After the signing of the Abraham Accords normalizing ties between Israel and the Emirates and Bahrain, then-Foreign Minister Gabi Ashkenazi was invited by his Bharani counterpart Abdullatif bin Rashid Al Zayani to participate in the international 2020 Manama Dialogue conference. Ashkenazi was thus set to be the first Israeli minister to officially visit to Bahrain, where he would inaugurate Israel’s embassy in Manama. Eventually, the visit did not take place, as then-Prime Minister Benjamin Netanyahu decided no ministers would visit either Bahrain or the Emirates before he made the trip.

Netanyahu was scheduled to visit both countries during the last election campaign. But on March 11, shortly before he was due to depart, Netanyahu was forced to cancel his visit to the Emirates, as Jordan had delayed its approval for the plane to pass through its aerial space.

Evidently, unlike Netanyahu, new Prime Minister Naftali Bennett has set no conditions for Israeli ministers to visit Gulf countries. The Israeli press reports that Bennett plans to focus on internal affairs, leaving to a great extent Israel’s external relations to his coalition partner Lapid. After the trip was announced, Bennett tweeted, “Foreign Minister Yair Lapid will be the first Israeli minister to arrive for an official visit at the Emirates. This is an important historic event. Israeli-Emirates relations are an important part of Israel’s foreign policy and we will work to deepen them. Good luck Yair.”

Lapid made his intentions clear in his inauguration speech June 14. Addressing Foreign Ministry staff, Lapid said, “Part of our work will of course be to strengthen our presence in the region. Great things have happened this past year. We need to continue the development that started with the Abraham Accords, to work to strengthen the peace with the Gulf states, with Egypt and with Jordan. We will work to sign agreements with more countries in the region and beyond. It's a process — it won't happen in a day, but the Foreign Ministry will coordinate those efforts.”

Shortly after taking office, Lapid spoke on the phone with the Emirati foreign minister.
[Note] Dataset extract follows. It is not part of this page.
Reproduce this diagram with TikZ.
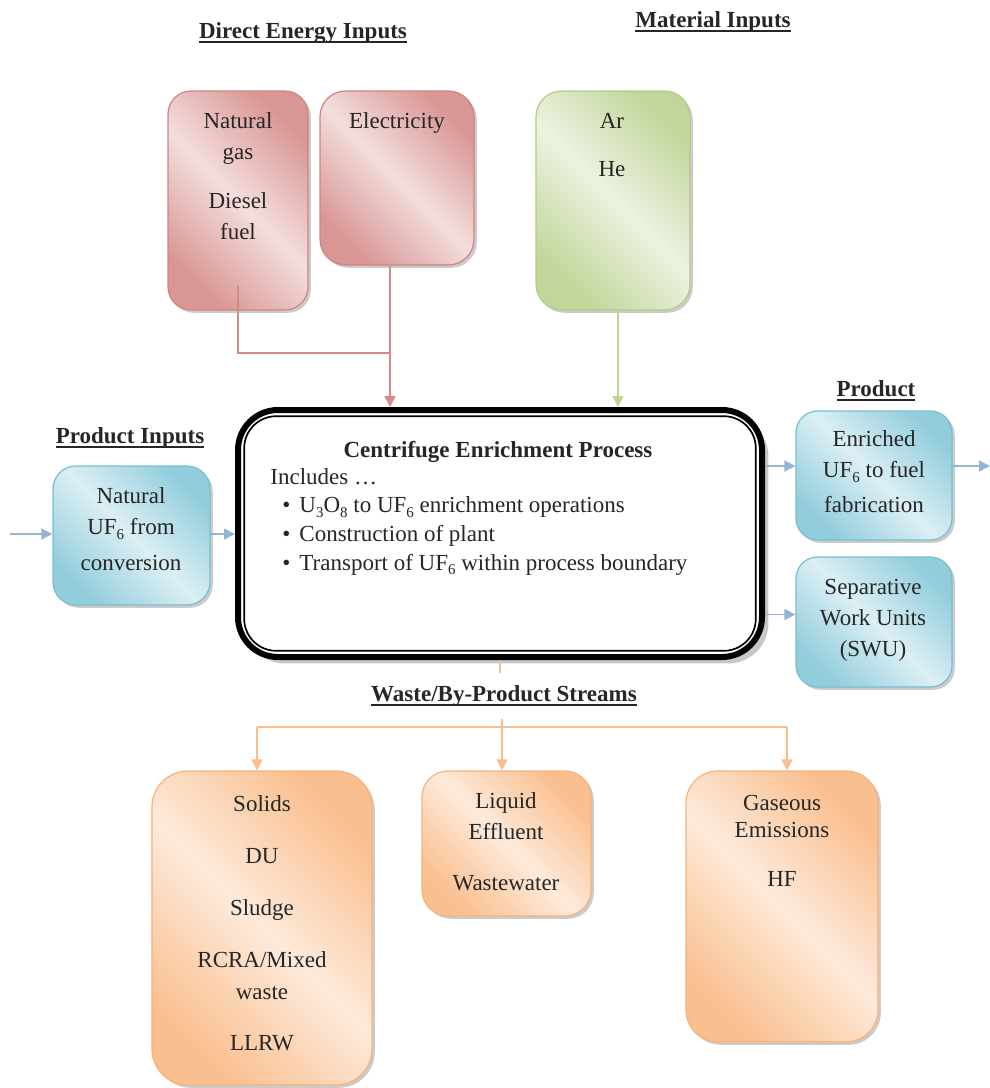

The office of bin Zayed noted that the two discussed “bilateral cooperation between the two countries in addition to the Abraham Accords,” adding that bin Zayed congratulated Lapid on his new position and wished him success.

On the Bahraini side, Crown Prince Salman bin Hamad bin Isa Al Khalifa issued a statement June 14 congratulating Bennett and Lapid on the formation of a new government, expressing his wish that the newly formed government will enhance development, stability and peace in the region and the world.

Lapid and Bennett's early engagement with the Emirates and with Bahrain and the two states' positive reactions are building the framework for the new government to deepen Israel’s relations with both Gulf countries and to explore possibilities of ties with other Muslim and Arab countries. But the moves go further, signaling a change of modus operandi.

During the Netanyahu era, contacts with the two Gulf states, with Sudan and with other Muslim countries, were mostly handled by Mossad Chief Yossi Cohen and national security adviser Meir Ben Shabbat. Both men served as personal emissaries of Netanyahu, who sidelined the Foreign Ministry completely. Since then, Cohen has finished his mandate and Ben Shabbat is expected to be soon replaced, probably by Gen. Amos Yadlin. Lapid has said very clearly that he intends to bring the Foreign Ministry back to the forefront of Israeli diplomatic relations.